'Joker': la recensione

di FREDERIC PASCALI - Quanto incide la nostra psiche nella capacità di decifrare la realtà che ogni giorno siamo chiamati ad affrontare? “Notevolmente” è la risposta più consona per descrivere la personalità di Arthur Fleck, il personaggio principale del film che Todd Phillips dirige e scrive, con Scott Silver, ricostruendo la genesi del Joker, l’arcinemico di Batman e il “cattivo” per eccellenza della DC Comics.

La Gotham City di Phillips, rappresentata nella consueta inclinazione distopica, seppur avulsa dagli intrecci espressi dagli universi Marvel e DC, è incastonata in una nicchia a parte che coincide con il 1981. Depone in tal senso la presenza di locandine di film come “Blow Out”, “Zorro the Gay Blade” ed “Excalibur”, tutti usciti in quell’anno.

È in questo contesto che Arthur Fleck vive la sua complessa esistenza fatta di un modesto lavoro da clown e della convivenza con una patologia che si manifesta con una irrefrenabile risata isterica(gli psichiatri definiscono Pseudobulbar Affect). Alla ricerca di un affetto sincero le sue relazioni sociali sono rarefatte e la maggior parte del tempo libero lo trascorre prendendosi cura della madre inferma o guardando con lei il Murray Franklin Show alla tv. Poche prospettive che preludono il profilarsi di una ineluttabile tragedia.

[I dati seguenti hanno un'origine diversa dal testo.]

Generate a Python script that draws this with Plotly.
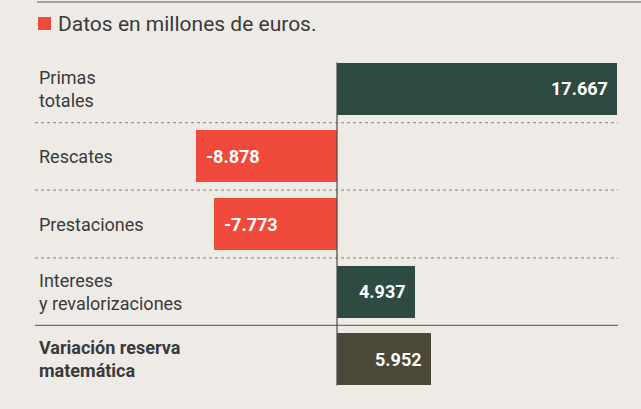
import plotly.graph_objects as go

# Flujos del seguro de vida, en millones de euros
categorias = ["Primas<br>totales", "Rescates", "Prestaciones",
              "Intereses<br>y revalorizaciones",
              "<b>Variación reserva<br>matemática</b>"]
valores = [17667, -8878, -7773, 4937, 5952]
colores = ["#2e4b43", "#ef4a3b", "#ef4a3b", "#2e4b43", "#4b4837"]
titulo = "Datos en millones de euros."

FONDO = "#eeebe6"
TEXTO = "#3a3a3a"
FUENTE = "Roboto"

filas = list(range(len(valores)))

fig = go.Figure(go.Bar(
    x=valores,
    y=filas,
    orientation="h",
    width=0.77,
    marker=dict(color=colores, line=dict(width=0)),
    hoverinfo="skip",
))

fig.update_layout(
    width=641, height=409,
    margin=dict(l=0, r=0, t=55, b=16),
    paper_bgcolor=FONDO, plot_bgcolor=FONDO,
    showlegend=False,
    bargap=0,
    xaxis=dict(range=[-21262, 19180], visible=False, fixedrange=True),
    yaxis=dict(range=[4.5, -0.5], visible=False, fixedrange=True),
)


def miles(v):
    return f"{v:,}".replace(",", ".")


# cifras dentro del extremo de cada barra
for i, v in enumerate(valores):
    fig.add_annotation(
        x=v, xref="x", y=i, yref="y",
        text=f"<b>{miles(v)}</b>", showarrow=False,
        xanchor="right" if v > 0 else "left",
        xshift=-7 if v > 0 else 8, yanchor="middle",
        font=dict(family=FUENTE, size=18, color="white"),
    )

# etiquetas de categoría a la izquierda
for i, cat in enumerate(categorias):
    fig.add_annotation(
        x=37 / 641, xref="paper", y=i, yref="y",
        text=cat, showarrow=False, xanchor="left", yanchor="middle",
        align="left", font=dict(family=FUENTE, size=18, color=TEXTO),
    )

# separadores punteados entre filas y línea continua antes del total
for i in range(len(valores) - 1):
    ultimo = i == len(valores) - 2
    fig.add_shape(
        type="line", xref="paper", yref="y",
        x0=35 / 641, x1=618 / 641, y0=i + 0.5, y1=i + 0.5,
        line=dict(color="#6f6f6f" if ultimo else "#9a9a9a",
                  width=1.2, dash="solid" if ultimo else "dot"),
        layer="below",
    )

# eje del cero
fig.add_shape(
    type="line", xref="x", yref="y",
    x0=0, x1=0, y0=-0.39, y1=4.39,
    line=dict(color="#4a4a4a", width=1.2), layer="above",
)

# filete superior
fig.add_shape(
    type="line", xref="paper", yref="paper",
    x0=37 / 641, x1=1, y0=1 + 53 / 338, y1=1 + 53 / 338,
    line=dict(color="#8a8a8a", width=1.5),
)

# cuadro rojo y título
fig.add_shape(
    type="rect", xref="paper", yref="paper",
    x0=38 / 641, x1=51 / 641,
    y0=1 + (55 - 30) / 338, y1=1 + (55 - 17) / 338,
    fillcolor="#ef4a3b", line=dict(width=0),
)
fig.add_annotation(
    x=56 / 641, xref="paper", y=1 + (55 - 24) / 338, yref="paper",
    text=titulo, showarrow=False, xanchor="left", yanchor="middle",
    font=dict(family=FUENTE, size=21, color=TEXTO),
)

fig.write_html("out.html")
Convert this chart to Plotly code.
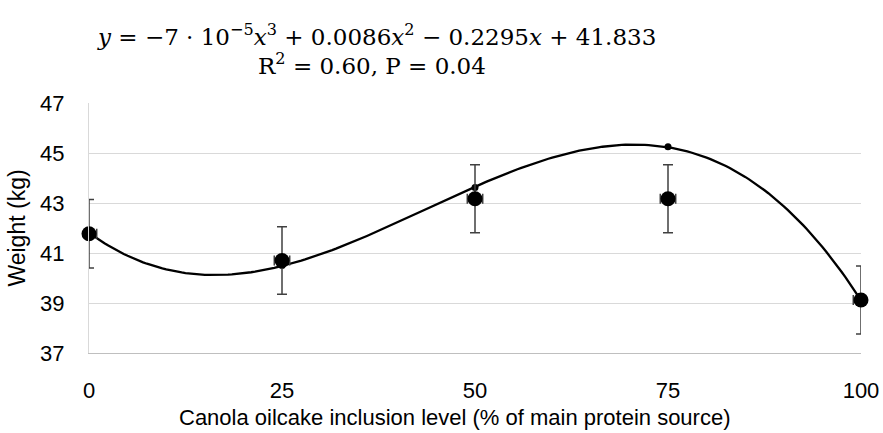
import numpy as np
import plotly.graph_objects as go

# Data
levels = [0, 25, 50, 75, 100]                  # canola oilcake inclusion level (%)
weight_mean = [41.77, 40.70, 43.17, 43.17, 39.12]  # observed mean weight (kg)
weight_err = [1.37, 1.35, 1.36, 1.36, 1.36]        # vertical error (kg)
level_err = [1, 1, 1, 1, 1]                        # small horizontal error bars
predicted = [41.80, 40.50, 43.62, 45.25, 39.10]    # small dots on trendline

x_ticks = [0, 25, 50, 75, 100]
y_ticks = [37, 39, 41, 43, 45, 47]

# cubic trendline fitted to the predicted points
coef = np.polyfit(levels, predicted, 3)
xs = np.linspace(0, 100, 201)
ys = np.polyval(coef, xs)

fig = go.Figure()
fig.add_trace(go.Scatter(x=xs, y=ys, mode="lines",
                         line=dict(color="black", width=2.3), hoverinfo="skip",
                         showlegend=False))
fig.add_trace(go.Scatter(x=levels, y=predicted, mode="markers",
                         marker=dict(color="black", size=7), showlegend=False))
fig.add_trace(go.Scatter(
    x=levels, y=weight_mean, mode="markers",
    marker=dict(color="black", size=15),
    error_y=dict(type="data", array=weight_err, color="#404040", thickness=1.5, width=5),
    error_x=dict(type="data", array=level_err, color="#404040", thickness=1.5, width=5),
    showlegend=False, cliponaxis=False))

font_main = "Liberation Sans, Arial, sans-serif"
fig.update_layout(
    width=883, height=433,
    margin=dict(l=89, r=22, t=103, b=80),
    plot_bgcolor="white", paper_bgcolor="white",
    font=dict(family=font_main, size=22, color="black"),
    xaxis=dict(range=[0, 100], tickvals=x_ticks, showgrid=False, zeroline=False,
               showline=True, linecolor="#bfbfbf", linewidth=1.3, ticks="",
               ticklabelstandoff=17, automargin=False),
    yaxis=dict(range=[37, 47], tickvals=y_ticks, showgrid=True, gridcolor="#d9d9d9",
               gridwidth=1.3, zeroline=False, showline=True, linecolor="#d9d9d9",
               linewidth=1.3, ticks="", ticklabelstandoff=19, automargin=False,
               title=dict(text="Weight (kg)", font=dict(size=23), standoff=7)),
)

fig.add_annotation(xref="paper", yref="paper", x=0.474, y=0, yshift=-64,
                   text="Canola oilcake inclusion level (% of main protein source)",
                   showarrow=False, font=dict(family=font_main, size=22, color="black"),
                   xanchor="center", yanchor="middle")

eq_font = dict(family="DejaVu Serif, Liberation Serif, serif", size=23, color="black")
fig.add_annotation(xref="paper", yref="paper", x=0.373, y=1.0, yshift=68,
                   text="<i>y</i> = −7 · 10<sup>−5</sup><i>x</i><sup>3</sup> + 0.0086<i>x</i><sup>2</sup> − 0.2295<i>x</i> + 41.833",
                   showarrow=False, font=eq_font, xanchor="center", yanchor="middle")
fig.add_annotation(xref="paper", yref="paper", x=0.367, y=1.0, yshift=39,
                   text="R<sup>2</sup> = 0.60, P = 0.04",
                   showarrow=False, font=eq_font, xanchor="center", yanchor="middle")

fig.write_html("out.html")
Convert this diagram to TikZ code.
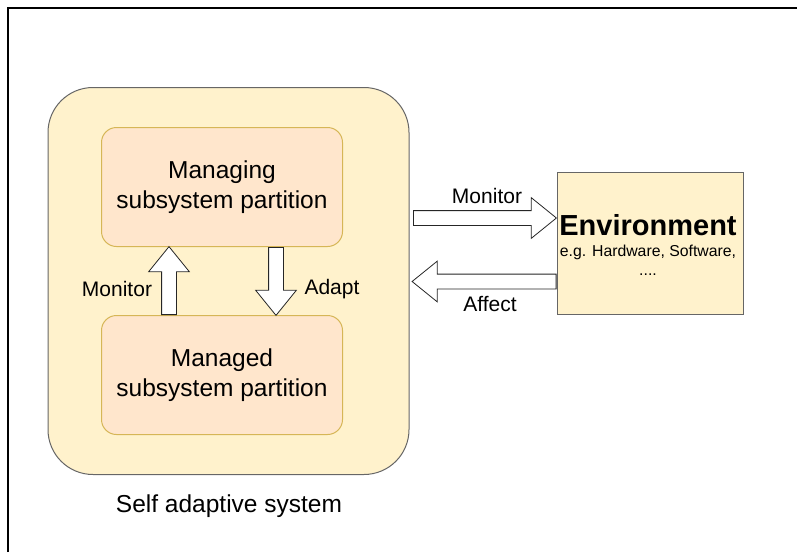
\documentclass[tikz,border=0pt]{standalone}
\usepackage{fontspec}
\setmainfont{Liberation Sans}
\usetikzlibrary{shapes.arrows}

\definecolor{sysfill}{HTML}{FFF2CC}
\definecolor{sysline}{HTML}{666666}
\definecolor{partfill}{HTML}{FFE6CC}
\definecolor{partline}{HTML}{D6B656}

\tikzset{
    partition/.style={rectangle, rounded corners=15pt, draw=partline, line width=1pt, fill=partfill, minimum width=241pt, minimum height=119pt, align=center, font=\fontsize{24.5}{30}\selectfont},
    blockarrow/.style={single arrow, draw=black!85, line width=0.8pt, fill=white, inner sep=0pt, single arrow head extend=13pt, single arrow tip angle=78, anchor=tail},
    hblockarrow/.style={blockarrow, inner ysep=7pt},
    vblockarrow/.style={blockarrow, inner xsep=7pt, minimum height=68pt},
    arrowlabel/.style={font=\fontsize{21}{25}\selectfont}
}

\begin{document}
\begin{tikzpicture}[x=1pt, y=-1pt]
        \useasboundingbox (0,0) rectangle (797,552);
        \draw[line width=1.5pt] (8,552) -- (8,8) -- (797,8);

        \node[rectangle, rounded corners=45pt, draw=sysline, line width=1pt, fill=sysfill, minimum width=361pt, minimum height=387pt] (system) at (228.5,281) {};
        \node[font=\fontsize{24.5}{30}\selectfont] (systemlabel) at (229,506) {Self adaptive system};

        \node[partition] (managing) at (222,187) {Managing\\subsystem partition};
        \node[partition] (managed) at (222,375) {Managed\\subsystem partition};

        \node[rectangle, draw=sysline, line width=1pt, fill=sysfill, minimum width=186pt, minimum height=142pt, align=center] (env) at (650,243) {};
        \node[font=\fontsize{29}{34}\selectfont\bfseries] (envtitle) at (648,225) {Environment};
        \node[font=\fontsize{15.8}{19}\selectfont, align=center, anchor=north] (envsub) at (648,242) {e.g. Hardware, Software,\\....};

        % Add inner arrows
        \node[vblockarrow, shape border rotate=90] (monitorup) at ([xshift=-53pt]managed.north) {};
        \node[vblockarrow, shape border rotate=270] (adaptdown) at ([xshift=54pt]managing.south) {};
        \node[arrowlabel] (monitorlabel) at (117,289) {Monitor};
        \node[arrowlabel] (adaptlabel) at (332,289) {Adapt};

        % Add environment arrows
        \node[hblockarrow, minimum height=143pt] (monitorright) at ([xshift=3.5pt, yshift=63pt]system.east) {};
        \node[hblockarrow, minimum height=144pt, shape border rotate=180] (affectleft) at ([yshift=-38.5pt]env.west) {};
        \node[arrowlabel] (monitorrlabel) at (487,196) {Monitor};
        \node[arrowlabel] (affectlabel) at (490,304) {Affect};
    \end{tikzpicture}
\end{document}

La pellicola di Phillips per almeno 3/4 della sua durata fa egregiamente il verso alla realtà stravolgendo tutti i canoni classici del cinefumetto ed eludendo le derive grottesche tipiche del genere. Forte della straordinaria interpretazione di Joachim Phoenix, “Joker”, la sceneggiatura procede spedita e come una perfetta favola nera mette in scena il dramma dell’uomo non lesinando primissimi piani e dialoghi sempre sull’orlo di una crisi di nervi. La presenza di Fleck nello show di Murray Franklin, interpretato da un sontuoso Robert De Niro, è il punto di svolta che cambia le carte in tavola dell’intero film.

Da quel momento in poi la forma cambia e la realtà si modifica plasmandosi di tratti surreali, sovraccaricandosi di innumerevoli citazioni, da “Re per una notte” a “Il cavaliere oscuro”, ed Easter Eggs (le sorprese “invisibili”)  che riportano il racconto nel cammino classico a lungo apparentemente eluso. In questa deriva la storia parallela della nascita di Batman diventa più marcata mentre la fotografia di Lawrence Sher si sforza di ricucire il tutto sostenuta dalla bella e magnetica colonna sonora dell’islandese Hildur Guônadòttir.